You can take the coastal path to Cancale, but take your walking shoes, it is about 3 miles (5km) and the going can be taxing at times. From the coastal path, Mont St Michel is view-able on the horizon (top right picture above the rocky outcrop). Cancale is renowned for its oysters, although it is to my shame that I did not to try them.
I could have stayed in Pointe de Grouin much longer than I did, but sometimes it is better to leave wanting more. Besides, my second visit to St Malo was calling me.
No trip to Brittany can be considered complete without a visit to St Malo. The municipal campsite on La Cité, is quite functional, with only a short walk to the city. There are plenty of Aires in St Malo, but I sometimes prefer a campsite to what are essentially car parks.
The walled city is surrounded by small beaches in which to spend hot summer days relaxing in the sun. Inside the city walls, the cobbled streets are brimming with restaurants, bars and shops. St Malo is a tourist hot spot, so be prepared for it to be busy.
A hop, skip and jump from St Malo is Dinan. I stayed on a campsite in nearby Taden, which is just along the river Rance to Dinan’s port. The quay is lined with old stone houses and waterside restaurants and is ideal for viewing the high city walls over a spot of lunch, and before taking the steep cobbled Rue du Petit-Fort into the town.

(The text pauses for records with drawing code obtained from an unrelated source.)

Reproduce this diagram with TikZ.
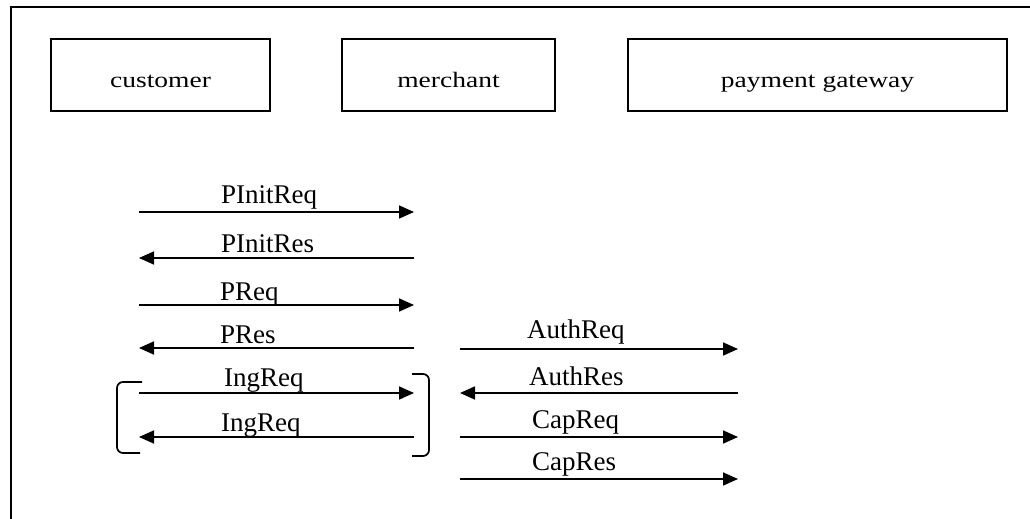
\documentclass[tikz,border=0pt]{standalone}
\usepackage{fontspec}
\setmainfont{Liberation Serif}
\newfontfamily\boxfont[FakeStretch=1.25]{Liberation Serif}
\usetikzlibrary{arrows.meta}

\tikzset{
  party/.style={draw, line width=1.6pt, inner sep=0pt, minimum height=72pt,
    text height=26pt, text depth=0pt, font=\boxfont\fontsize{22}{24}\selectfont},
  msg/.style={line width=1.7pt, -{Triangle[length=15pt,width=13pt]}},
  msglabel/.style={anchor=base west, inner sep=0pt, font=\fontsize{27}{30}\selectfont},
  brace/.style={line width=1.7pt, rounded corners=6pt},
  frame/.style={line width=1.5pt}
}

\begin{document}
\begin{tikzpicture}[x=1pt, y=-1pt]
  \useasboundingbox (0,0) rectangle (1030,519);

  % outer frame (top and left edges)
  \coordinate (fl) at (11,519);
  \coordinate (fc) at (11,7);
  \coordinate (fr) at (1030,7);
  \draw[frame] (fl) -- (fc) -- (fr);

  % parties
  \node[party, minimum width=219pt] (cust) at (160.5,75) {customer};
  \node[party, minimum width=213pt] (merch) at (448.5,75) {merchant};
  \node[party, minimum width=379pt] (gw) at (817.5,75) {payment gateway};

  % message end points: customer/merchant column
  \foreach \n/\y in {1/212, 2/258, 3/305, 4/348, 5/393, 6/437} {
    \coordinate (cl\n) at (139,\y);
    \coordinate (cr\n) at (414,\y);
  }
  % message end points: merchant/gateway column
  \foreach \n/\y in {1/349, 2/393, 3/437, 4/479} {
    \coordinate (ml\n) at (460,\y);
    \coordinate (mr\n) at (738,\y);
  }

  % customer <-> merchant messages
  \draw[msg] (cl1) -- (cr1);
  \draw[msg] (cr2) -- (cl2);
  \draw[msg] (cl3) -- (cr3);
  \draw[msg] (cr4) -- (cl4);
  \draw[msg] (cl5) -- (cr5);
  \draw[msg] (cr6) -- (cl6);

  \node[msglabel] (l1) at (221,203) {PInitReq};
  \node[msglabel] (l2) at (221,252) {PInitRes};
  \node[msglabel] (l3) at (220,300) {PReq};
  \node[msglabel] (l4) at (220,343) {PRes};
  \node[msglabel] (l5) at (224,386) {IngReq};
  \node[msglabel] (l6) at (221,431) {IngReq};

  % merchant <-> gateway messages
  \draw[msg] (ml1) -- (mr1);
  \draw[msg] (mr2) -- (ml2);
  \draw[msg] (ml3) -- (mr3);
  \draw[msg] (ml4) -- (mr4);

  \node[msglabel] (r1) at (527,338) {AuthReq};
  \node[msglabel] (r2) at (529,385) {AuthRes};
  \node[msglabel] (r3) at (532,428) {CapReq};
  \node[msglabel] (r4) at (532,470) {CapRes};

  % brackets round the repeated exchange
  \coordinate (bl1) at (142,382);
  \coordinate (bl2) at (117,382);
  \coordinate (bl3) at (117,453);
  \coordinate (bl4) at (140,453);
  \draw[brace] (bl1) -- (bl2) -- (bl3) -- (bl4);

  \coordinate (br1) at (412,374);
  \coordinate (br2) at (429,374);
  \coordinate (br3) at (429,456);
  \coordinate (br4) at (412,456);
  \draw[brace] (br1) -- (br2) -- (br3) -- (br4);
\end{tikzpicture}
\end{document}
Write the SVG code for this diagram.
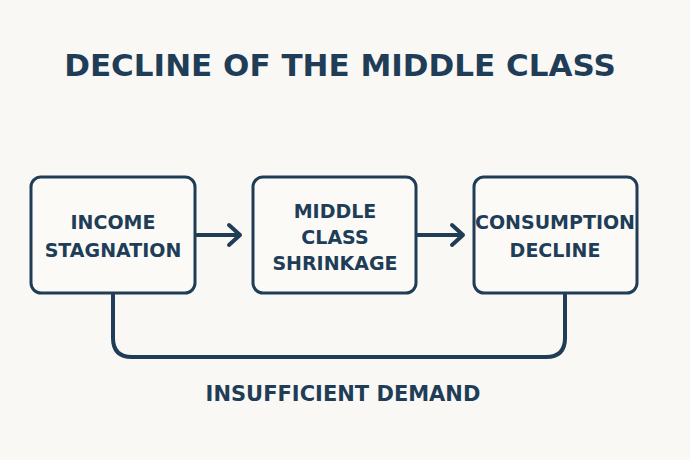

I must confess, I preferred Dinan to St Malo. There is no rational reason behind my preference, I think some places just speak to you and Dinan did to me. The architecture speaks of times long passed and the ‘sloping’ buildings add nothing but charm to the narrow alleyways. The town is surprisingly larger than it appears from a distance, almost ‘TARDIS’ like.
For the keen cyclist, there is a cycle track from Dinan (Tadan) to Dinard, I did try to take the scenic, non-cycle route to Dinard. It’s not an experience I would repeat, cycling through mad flats is as difficult as it sounds, back on the roads, French drivers do not give much room when over taking. The return on the cycle route was much better and the 13 miles (20km) was easily covered.
Dinard is separated from St Malo by the river Rance, but they are both very different. Dinard feels like traditional British holiday destination, which can be explained by its popularity in the late 19th century by wealthy British holiday makers. Despite this, it still has a decidedly french appeal. A picnic on the promenade is recommended, but it can get blustery so be prepared for sand in your sandwiches.
I thoroughly enjoyed my time exploring St Malo, Dinan and Dinard, three towns that are geographically very close, but each with their own distinct feel.